Washington – Tens of thousands of gay rights supporters marched from the White House to the Capitol on Sunday, demanding that President Barack Obama keep his promises to allow gays to serve openly in the military and work to end discrimination against them.
Rainbow flags and homemade signs dotted the crowds filling Pennsylvania Avenue in front of the White House as people chanted "Hey, Obama, let mama marry mama" and "We’re out, we’re proud, we won’t back down." Many children and a few counter-protesters were among the crowd, which stretched several blocks.
Jason Yanowitz, a 37-year-old computer programmer from Chicago, held his daughter, 5-year-old Amira, on his shoulders. His partner, Annie, had their 2-year-old son, Isiah, in a stroller.

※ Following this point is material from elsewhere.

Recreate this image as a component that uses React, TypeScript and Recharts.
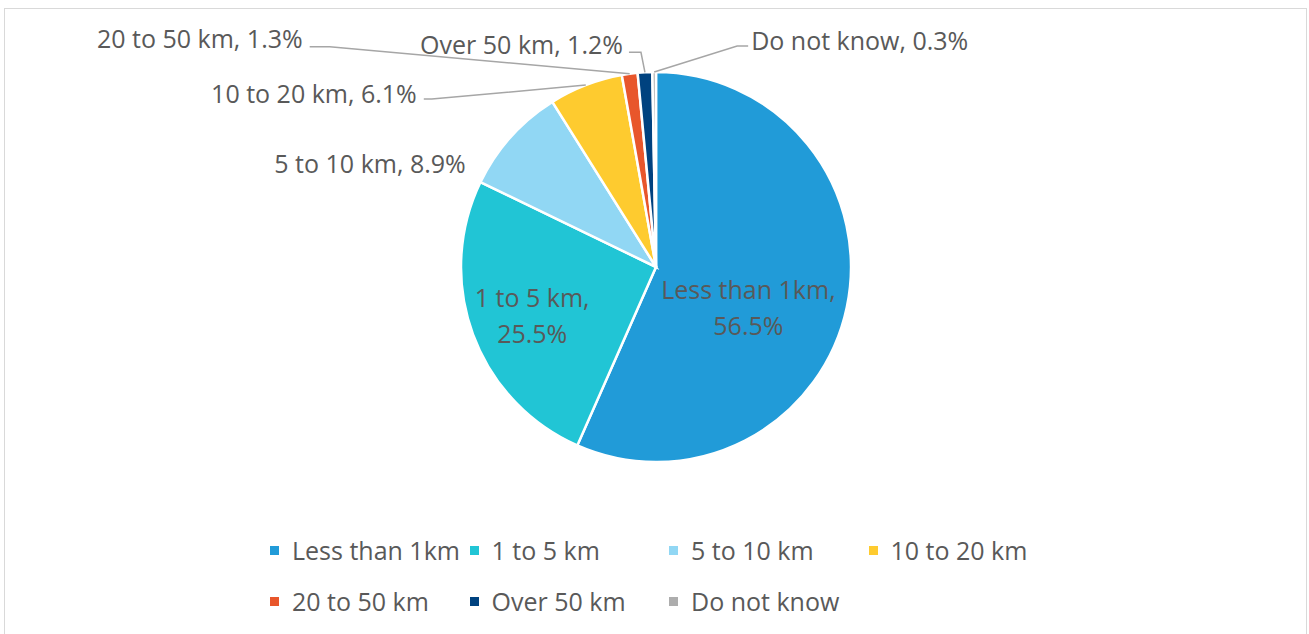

Yanowitz said more straight people were turning out to show their support for gay rights.
"If somebody doesn’t have equal rights, then none of us are free," he said.
"For all I know, she’s gay or he’s gay," he added, pointing to his children.
During a rally at the Capitol, keynote speaker Julian Bond, chairperson of the NAACP, firmly linked the gay rights struggle to the Civil Rights movement, saying gays and lesbians should be free from discrimination.
"Black people of all people should not oppose equality, and that is what marriage is all about," he said. "We have a lot of real and serious problems in this country, and same-sex marriage is not one of them.
"Good things don’t come to those who wait, but they come to those who agitate."
Some participants in the National Equality March woke up energised by Obama’s blunt pledge to end the ban on gays serving openly in the military during a speech on Saturday night to the Human Rights Campaign, nation’s largest gay rights group.
The chairperson of the Senate Armed Services Committee said on Sunday that Congress will need to muster the resolve to change the "don’t ask, don’t tell policy" – a change that the military may be ready for.
"I think it has to be done in the right way, which is to get a buy-in from the military, which I think is now possible," said Sen Carl Levin.
For Lt Dan Choi joined fellow veterans and supporters at the march. A West Point graduate, Arabic speaker and Iraq war veteran, Choi is facing discharge under the military’s "don’t ask, don’t tell", the policy, which allows gay men and women to serve in the military as long as they keep their sexual orientation hidden.
He appeared later at a rally in his Army uniform and a piece of black tape over his mouth.
‘We’re not settling’
"Many of us have been discharged from the service because we told the truth," he said. "But I know that love is worth it."
Obama’s political energies have been focused on two wars, the economic crisis and health care reform, though he pledged "unwavering" commitment for gay rights, even as he wrestled with those problems.
March organiser Cleve Jones, creator of the Aids Memorial Quilt and a protege of gay rights pioneer Harvey Milk, said he had initially discouraged a rally earlier in the year. But he and others began to worry Obama was backing away from his campaign promises.
"Since we’ve seen that so many times before, I didn’t want it to happen again," he said. "We’re not settling. There’s no such thing as a fraction of equality."
Pop singer Lady Gaga, who is bisexual, got the biggest cheers on stage. She didn’t perform but pledged to reject homophobia in the music industry and support her "most beautiful gay fans in the world".
Unlike the first march in 1979 and others in 1987, 1993 and 2000 that included many celebrity performances and drew as many as 500 000 people, Sunday’s event was driven by grassroots efforts and was expected to be more low-key. Washington authorities don’t disclose crowd estimates at rallies, though the crowd appeared to number in the tens of thousands, overflowing from the Capitol lawn.